25 000 curieux se rendent chaque année dans ce morceau de Haute-Loire, aux portes d'Espaly-Saint-Marcel et de Polignac. Là-bas, ils déambulent dans un univers fascinant qui aurait pu inspirer le grand Tim Burton lui-même. Ici respirent des arbres aux longs bras crochus, terminés par des mains et d'innombrables doigts cassés. Certains sont manchots, d'autres ont plusieurs corps. La nuit, ces pins sylvestres prennent assurément vie dans l'imagination des noctambules, leur silhouette presque humaine nimbée dans le brouillard des Estreys.
"Cette pratique a perduré dans l’entre deux guerre et a complément disparu dans les années 50"
"Nos fameux pins tordus qui caractérisent les forêts de pins sylvestres aux alentours du Puy disparaissent au fil du temps, souffle Jacques Grimaud, Chargé de mission espaces naturels sensibles et sports de nature. Ces arbres taillés de façon répétées et selon une technique particulière pour fournir du bois aux boulangers sont des vestiges remarquables d’une époque révolue. Cette pratique a perduré dans l’entre deux guerre et a complément disparu dans les années 50. Les énergies fossiles prenant le pas sur le bois de chauffage, les boulangers ont cessé d’acheter la «garne», ces fagots de branches récoltés par nos aïeux pour fournir un petit complément de revenu".
Jacques Grimaud décrit encore ce patrimoine à l'agonie. "Bien entendu, ces arbres tordus ont continué à croître. Sans taille, la verticalité a repris le dessus. Ces témoins que l’on rencontre aujourd’hui, âgés de 80 à 100 ans meurent de leur belle mort. Ils sèchent sur pied et finissent par tomber au sol. Ce phénomène naturel est observable dans nos pinèdes, dans les vallées boisées et sur les gardes comme à la Pinatelle du Zouave".
Une odyssée aux pays des bonzaïs géants
Cette forêt Départementale est ouverte au public depuis 25 ans. Peu aménagé, ce site offre une balade en forêt d’environ 2 km. On peut en faire le tour à pied en une demi-heure et observer quelques « bonzaïs géants » remarquables. Le Département confie la gestion forestière à l’Office National des Forêts qui intervient pour assurer la conservation des Pins de Boulange existants et rajeunir la forêt dans les secteurs de pins droits « classiques ».
"Des coupes de régénération qui vont modifier le paysage dans quelques secteurs"
Dans l'objectif de préserver ce patrimoine naturel et culturel, une coupe de régénération est programmée en 2023. "Le but est de faire faire vivre et transmettre cette pratique ancienne en taillant des jeunes sujets d’environ 2 m de haut, précise Jacques Grimaud.

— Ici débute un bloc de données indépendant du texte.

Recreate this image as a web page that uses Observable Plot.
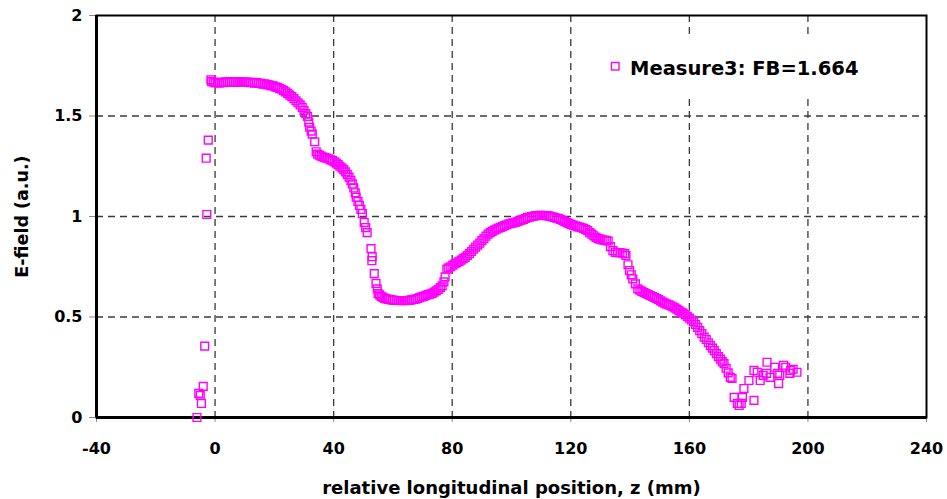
<!DOCTYPE html>
<html>
<head>
<meta charset="utf-8">
<script src="https://cdn.jsdelivr.net/npm/d3@7"></script>
<script src="https://cdn.jsdelivr.net/npm/@observablehq/plot@0.6"></script>
<style>
  html, body { margin: 0; padding: 0; background: #fff; }
  #chart { position: relative; width: 947px; height: 499px; font-family: "DejaVu Sans", Arial, sans-serif; }
  #legend { position: absolute; left: 598px; top: 38px; width: 322px; height: 56px; background: #fff; }
</style>
</head>
<body>
<div id="chart">
  <div id="legend"></div>
</div>
<script>
// Axis ticks
const xTicks = [-40, 0, 40, 80, 120, 160, 200, 240];
const yTicks = [0, 0.5, 1, 1.5, 2];

// Series label and axis titles
const seriesName = "Measure3: FB=1.664";
const xTitle = "relative longitudinal position, z (mm)";
const yTitle = "E-field (a.u.)";

// Measured field profile: longitudinal position z (mm)
const zPos = [
  -6.1, -5.5, -5.0, -4.6, -4.0, -3.5, -2.8, -3.0, -2.3, -1.4,
  -1.2, -0.6, 0.0, 0.7, 1.4, 2.1, 2.8, 3.5, 4.2, 4.9, 5.6, 6.3, 7.0, 7.7, 8.4, 9.1, 9.8,
  10.5, 11.2, 11.9, 12.6, 13.3, 14.0, 14.7, 15.4, 16.1, 16.8, 17.5, 18.2, 18.9, 19.6,
  20.3, 21.0, 21.7, 22.4, 23.1, 23.8, 24.5, 25.2, 25.9, 26.6, 27.3, 28.0, 28.7, 29.4,
  30.0, 30.6, 31.2, 31.6, 31.9, 32.4, 32.8, 33.6, 34.1, 34.6, 35.2, 35.8, 36.4, 37.0,
  37.7, 38.4, 39.0, 39.6, 40.3, 40.9, 41.5, 42.1, 42.8, 43.4, 44.0, 44.6, 45.2, 45.8,
  46.3, 46.8, 47.3, 47.6, 48.2, 48.7, 49.2, 49.7, 50.3, 50.8, 51.3, 52.6, 52.9, 53.0,
  53.7, 54.3, 54.7, 55.0, 55.5, 56.0, 56.6, 57.2, 57.8, 58.5, 59.2, 59.9, 60.6, 61.3,
  62.0, 62.7, 63.4, 64.1, 64.8, 65.5, 66.2, 66.9, 67.6, 68.3, 69.0, 69.7, 70.4, 71.1,
  71.8, 72.5, 73.2, 73.9, 74.6, 75.3, 76.0, 76.6, 77.2, 77.6, 78.2, 78.8, 79.5, 80.2,
  80.9, 81.6, 82.3, 83.0, 83.7, 84.4, 85.1, 85.8, 86.5, 87.2, 87.9, 88.6, 89.3, 90.0,
  90.7, 91.4, 92.1, 92.8, 93.5, 94.2, 94.9, 95.6, 96.3, 97.0, 97.7, 98.4, 99.1, 99.8,
  100.5, 101.2, 101.9, 102.6, 103.3, 104.0, 104.7, 105.4, 106.1, 106.8, 107.5, 108.2,
  108.9, 109.6, 110.3, 111.0, 111.7, 112.4, 113.1, 113.8, 114.5, 115.2, 115.9, 116.6,
  117.3, 118.0, 118.7, 119.4, 120.1, 120.8, 121.5, 122.2, 122.9, 123.6, 124.3, 125.0,
  125.7, 126.4, 127.1, 127.8, 128.5, 129.2, 129.9, 130.6, 131.3, 132.0, 132.6, 133.4,
  134.2, 135.0, 135.8, 136.6, 137.4, 138.2, 138.6, 139.3, 139.8, 140.4, 140.9, 141.8,
  142.6, 143.3, 144.0, 144.7, 145.4, 146.1, 146.8, 147.5, 148.2, 148.9, 149.6, 150.3,
  151.0, 151.7, 152.4, 153.1, 153.7, 154.4, 155.1, 155.8, 156.5, 157.2, 157.9, 158.6,
  159.3, 160.0, 160.7, 161.4, 162.1, 162.8, 163.5, 164.2, 165.0, 165.7, 166.4, 167.1,
  167.8, 168.4, 169.1, 169.8, 170.5, 171.1, 171.7, 172.4, 173.1, 173.8, 174.4,
  175.1, 176.2, 176.8, 177.5, 177.9, 178.4, 180.1, 181.8, 181.8, 182.9, 183.9, 184.9,
  186.0, 186.2, 187.2, 188.8, 189.8, 190.1, 190.5, 191.8, 192.5, 193.9, 194.2, 195.0, 196.3
];

// Measured field amplitude (a.u.)
const field = [
  0.000, 0.120, 0.110, 0.070, 0.155, 0.355, 1.010, 1.290, 1.380, 1.680,
  1.672, 1.668, 1.665, 1.667, 1.664, 1.668, 1.666, 1.670, 1.667, 1.671, 1.668, 1.670, 1.667, 1.669, 1.671, 1.668, 1.670,
  1.667, 1.669, 1.666, 1.668, 1.664, 1.666, 1.662, 1.663, 1.659, 1.660, 1.656, 1.655, 1.651, 1.650,
  1.645, 1.642, 1.637, 1.633, 1.626, 1.620, 1.613, 1.604, 1.596, 1.586, 1.576, 1.566, 1.555, 1.543,
  1.528, 1.512, 1.498, 1.470, 1.444, 1.425, 1.410, 1.372, 1.322, 1.310, 1.305, 1.300, 1.296, 1.293,
  1.290, 1.287, 1.282, 1.278, 1.272, 1.266, 1.258, 1.250, 1.242, 1.233, 1.222, 1.210, 1.196, 1.180,
  1.162, 1.142, 1.118, 1.096, 1.075, 1.055, 1.035, 1.015, 0.970, 0.945, 0.920, 0.840, 0.780, 0.800,
  0.716, 0.667, 0.640, 0.617, 0.610, 0.603, 0.598, 0.593, 0.590, 0.588, 0.586, 0.584, 0.583, 0.582,
  0.582, 0.581, 0.582, 0.581, 0.582, 0.583, 0.585, 0.587, 0.589, 0.592, 0.596, 0.600, 0.603, 0.607,
  0.611, 0.614, 0.618, 0.624, 0.630, 0.637, 0.646, 0.655, 0.675, 0.700, 0.738, 0.745, 0.750, 0.758,
  0.765, 0.770, 0.776, 0.783, 0.790, 0.797, 0.806, 0.815, 0.826, 0.837, 0.848, 0.858, 0.868, 0.880,
  0.890, 0.902, 0.912, 0.920, 0.926, 0.932, 0.937, 0.942, 0.946, 0.950, 0.955, 0.959, 0.963, 0.966,
  0.968, 0.971, 0.974, 0.978, 0.982, 0.986, 0.990, 0.994, 0.997, 1.000, 1.002, 1.004,
  1.005, 1.006, 1.006, 1.005, 1.004, 1.003, 1.001, 0.998, 0.995, 0.992, 0.989, 0.985,
  0.980, 0.975, 0.970, 0.966, 0.961, 0.957, 0.953, 0.950, 0.947, 0.944, 0.941, 0.936,
  0.930, 0.920, 0.912, 0.904, 0.896, 0.890, 0.887, 0.884, 0.882, 0.880, 0.878, 0.850,
  0.830, 0.822, 0.820, 0.820, 0.818, 0.815, 0.806, 0.760, 0.731, 0.710, 0.690, 0.665,
  0.640, 0.633, 0.627, 0.622, 0.617, 0.612, 0.607, 0.602, 0.598, 0.592, 0.586, 0.580,
  0.574, 0.569, 0.564, 0.560, 0.556, 0.551, 0.545, 0.539, 0.532, 0.525, 0.519, 0.512,
  0.503, 0.494, 0.485, 0.476, 0.463, 0.448, 0.432, 0.417, 0.400, 0.388, 0.372, 0.358,
  0.345, 0.333, 0.318, 0.303, 0.290, 0.278, 0.268, 0.245, 0.222, 0.200, 0.194,
  0.100, 0.070, 0.060, 0.070, 0.100, 0.144, 0.184, 0.085, 0.234, 0.225, 0.184, 0.210,
  0.220, 0.275, 0.200, 0.250, 0.220, 0.169, 0.210, 0.260, 0.250, 0.220, 0.234, 0.240, 0.225
];

const points = zPos.map((z, i) => ({z, e: field[i]}));
const magenta = "#ff00ff";
const font = "'DejaVu Sans', Arial, sans-serif";

const chart = Plot.plot({
  width: 947,
  height: 499,
  marginLeft: 96,
  marginRight: 21,
  marginTop: 15,
  marginBottom: 82,
  style: {fontFamily: font, fontWeight: "bold", fontSize: "16px", color: "black", background: "white"},
  x: {domain: [-40, 240]},
  y: {domain: [0, 2]},
  marks: [
    Plot.gridX(xTicks.slice(1, -1), {stroke: "#3a3a3a", strokeOpacity: 1, strokeWidth: 1.3, strokeDasharray: "7,5"}),
    Plot.gridY(yTicks.slice(1, -1), {stroke: "#3a3a3a", strokeOpacity: 1, strokeWidth: 1.3, strokeDasharray: "7,5"}),
    Plot.axisX(xTicks, {tickSize: 5, tickPadding: 20, tickFormat: d => String(d), stroke: "#888", fill: "black", label: null, fontSize: 16}),
    Plot.axisY(yTicks, {tickSize: 7, tickPadding: 7, tickFormat: d => String(d), stroke: "#888", fill: "black", label: null, fontSize: 16}),
    Plot.frame({stroke: "black", strokeWidth: 2}),
    Plot.ruleY([0], {stroke: "black", strokeWidth: 3}),
    Plot.ruleX([-40], {stroke: "black", strokeWidth: 3}),
    Plot.dot(points, {x: "z", y: "e", symbol: "square", r: 4.4, stroke: magenta, strokeWidth: 1.4, fill: "none"}),
    Plot.text([xTitle], {frameAnchor: "bottom", dy: 71, textAnchor: "middle", lineAnchor: "middle", fontSize: 18, fontWeight: "bold", fill: "black"}),
    Plot.text([yTitle], {frameAnchor: "left", dx: -74, rotate: -90, textAnchor: "middle", lineAnchor: "middle", fontSize: 17.5, fontWeight: "bold", fill: "black"})
  ]
});

const holder = document.getElementById("chart");
holder.insertBefore(chart, holder.firstChild);

// Legend: white box over the grid with one series entry
const legend = d3.select("#legend").append("svg").attr("width", 322).attr("height", 56);
legend.append("rect")
  .attr("x", 13.5).attr("y", 24.5).attr("width", 7.5).attr("height", 7.5)
  .attr("fill", "none").attr("stroke", magenta).attr("stroke-width", 1.4);
legend.append("text")
  .attr("x", 32).attr("y", 37)
  .attr("font-family", font).attr("font-weight", "bold").attr("font-size", 19.5)
  .attr("fill", "black")
  .text(seriesName);
</script>
</body>
</html>
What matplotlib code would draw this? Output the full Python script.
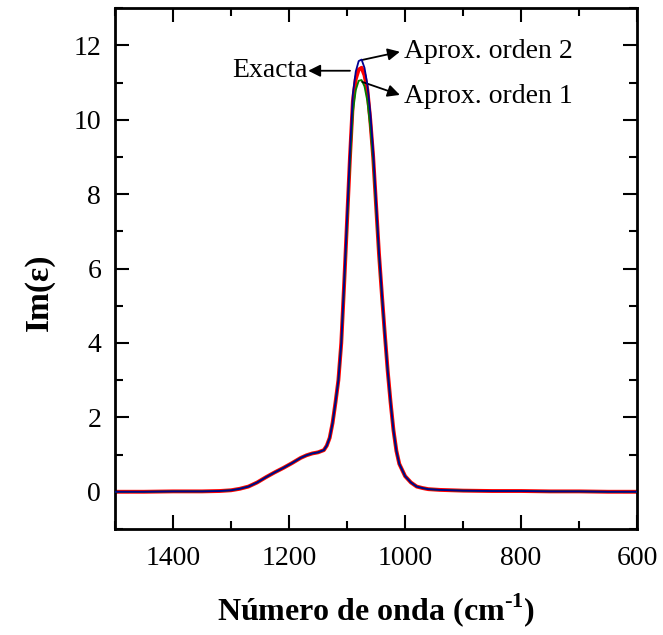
import matplotlib
matplotlib.use('Agg')
import matplotlib.pyplot as plt
from matplotlib.ticker import MultipleLocator

plt.rcParams['font.family'] = ['Liberation Serif', 'DejaVu Serif']
plt.rcParams['mathtext.fontset'] = 'custom'
plt.rcParams['mathtext.rm'] = 'Liberation Serif'
plt.rcParams['mathtext.bf'] = 'Liberation Serif:bold'

# Numero de onda (cm^-1)
numero_onda = [1500, 1450, 1400, 1350, 1320, 1300, 1285, 1270, 1255, 1240,
               1225, 1210, 1195, 1180, 1170, 1160, 1150, 1140, 1135, 1130,
               1125, 1120, 1115, 1110, 1105, 1100, 1095, 1090, 1085, 1080,
               1075, 1070, 1065, 1060, 1055, 1050, 1045, 1040, 1035, 1030,
               1025, 1020, 1015, 1010, 1000, 990, 980, 970, 960, 940,
               920, 900, 850, 800, 750, 700, 650, 600]

# Im(eps) exacta
im_exacta = [0.0, 0.0, 0.01, 0.01, 0.02, 0.04, 0.08, 0.14, 0.25, 0.39,
             0.52, 0.64, 0.77, 0.91, 0.98, 1.03, 1.06, 1.12, 1.24, 1.45,
             1.85, 2.4, 3.0, 4.0, 5.6, 7.3, 9.0, 10.5, 11.1, 11.35,
             11.4, 11.2, 10.8, 10.0, 9.0, 7.7, 6.4, 5.3, 4.25, 3.25,
             2.4, 1.65, 1.1, 0.75, 0.42, 0.25, 0.14, 0.1, 0.07, 0.05,
             0.04, 0.03, 0.02, 0.02, 0.01, 0.01, 0.0, 0.0]

# Aproximacion de orden 1
im_orden1 = [0.0, 0.0, 0.01, 0.01, 0.02, 0.04, 0.08, 0.14, 0.25, 0.39,
             0.52, 0.64, 0.77, 0.91, 0.98, 1.03, 1.06, 1.12, 1.24, 1.45,
             1.85, 2.4, 3.0, 4.0, 5.55, 7.2, 8.85, 10.2, 10.8, 11.05,
             11.07, 10.9, 10.5, 9.8, 8.9, 7.6, 6.35, 5.25, 4.25, 3.25,
             2.4, 1.65, 1.1, 0.75, 0.42, 0.25, 0.14, 0.1, 0.07, 0.05,
             0.04, 0.03, 0.02, 0.02, 0.01, 0.01, 0.0, 0.0]

# Aproximacion de orden 2
im_orden2 = [0.0, 0.0, 0.01, 0.01, 0.02, 0.04, 0.08, 0.14, 0.25, 0.39,
             0.52, 0.64, 0.77, 0.91, 0.98, 1.03, 1.06, 1.12, 1.24, 1.45,
             1.85, 2.4, 3.0, 4.0, 5.65, 7.4, 9.15, 10.7, 11.3, 11.58,
             11.62, 11.4, 10.95, 10.2, 9.15, 7.8, 6.45, 5.35, 4.25, 3.25,
             2.4, 1.65, 1.1, 0.75, 0.42, 0.25, 0.14, 0.1, 0.07, 0.05,
             0.04, 0.03, 0.02, 0.02, 0.01, 0.01, 0.0, 0.0]

fig = plt.figure(figsize=(6.63, 6.35), dpi=100)
ax = fig.add_axes([0.1735, 0.167, 0.7875, 0.820])

ax.plot(numero_onda, im_exacta, color='#ff0000', lw=2.8, zorder=2)
ax.plot(numero_onda, im_orden1, color='#008000', lw=1.3, zorder=3)
ax.plot(numero_onda, im_orden2, color='#000090', lw=1.3, zorder=4)

ax.set_xlim(1500, 600)
ax.set_ylim(-1, 13)
ax.xaxis.set_major_locator(MultipleLocator(200))
ax.xaxis.set_minor_locator(MultipleLocator(100))
ax.yaxis.set_major_locator(MultipleLocator(2))
ax.yaxis.set_minor_locator(MultipleLocator(1))

ax.tick_params(which='both', direction='in', top=True, right=True, width=1.5,
               labelsize=20)
ax.tick_params(which='major', length=10)
ax.tick_params(axis='x', which='major', pad=12)
ax.tick_params(axis='y', which='major', pad=10)
ax.tick_params(which='minor', length=5.5)
for s in ax.spines.values():
    s.set_linewidth(2)

ax.set_xlabel(r'Número de onda (cm$^{\mathbf{\text{-}1}}$)', fontsize=23,
              fontweight='bold')
ax.set_ylabel('Im(ε)', fontsize=24, fontweight='bold')
ax.xaxis.set_label_coords(0.5, -0.12)
ax.yaxis.set_label_coords(-0.115, 0.455)

# flechas de las etiquetas
flecha = dict(arrowstyle='-|>', color='black', lw=1.3, mutation_scale=18,
              shrinkA=0, shrinkB=0)
ax.annotate('', xy=(1167, 11.32), xytext=(1095, 11.32), arrowprops=flecha)
ax.text(1168, 11.32, 'Exacta', fontsize=20, ha='right', va='center')
ax.annotate('', xy=(1009, 11.83), xytext=(1074, 11.61), arrowprops=flecha)
ax.text(1002, 11.85, 'Aprox. orden 2', fontsize=20, ha='left', va='center')
ax.annotate('', xy=(1009, 10.67), xytext=(1074, 11.02), arrowprops=flecha)
ax.text(1002, 10.62, 'Aprox. orden 1', fontsize=20, ha='left', va='center')

plt.savefig('out.png', dpi=100)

Pour obtenir la naissance de jeunes pins, il faut faire entrer de la lumière...Beaucoup de lumière ! Il faut ainsi prévoir des coupes de régénération qui vont modifier le paysage dans quelques secteurs".
0,7 hectares vont rejoindre la terre de leur ancêtre. Le sol sera ensuite travaillé pour permettre aux arbres semenciers de se reproduire naturellement. "Une jeune pinède va voir le jour sur cet espace, espère Jacques Grimaud. Les jeunes pins abreuvés de lumière vont croitre rapidement pour arriver dans quelques années à l’âge d’être taillés et donc d’assurer le passage de relais".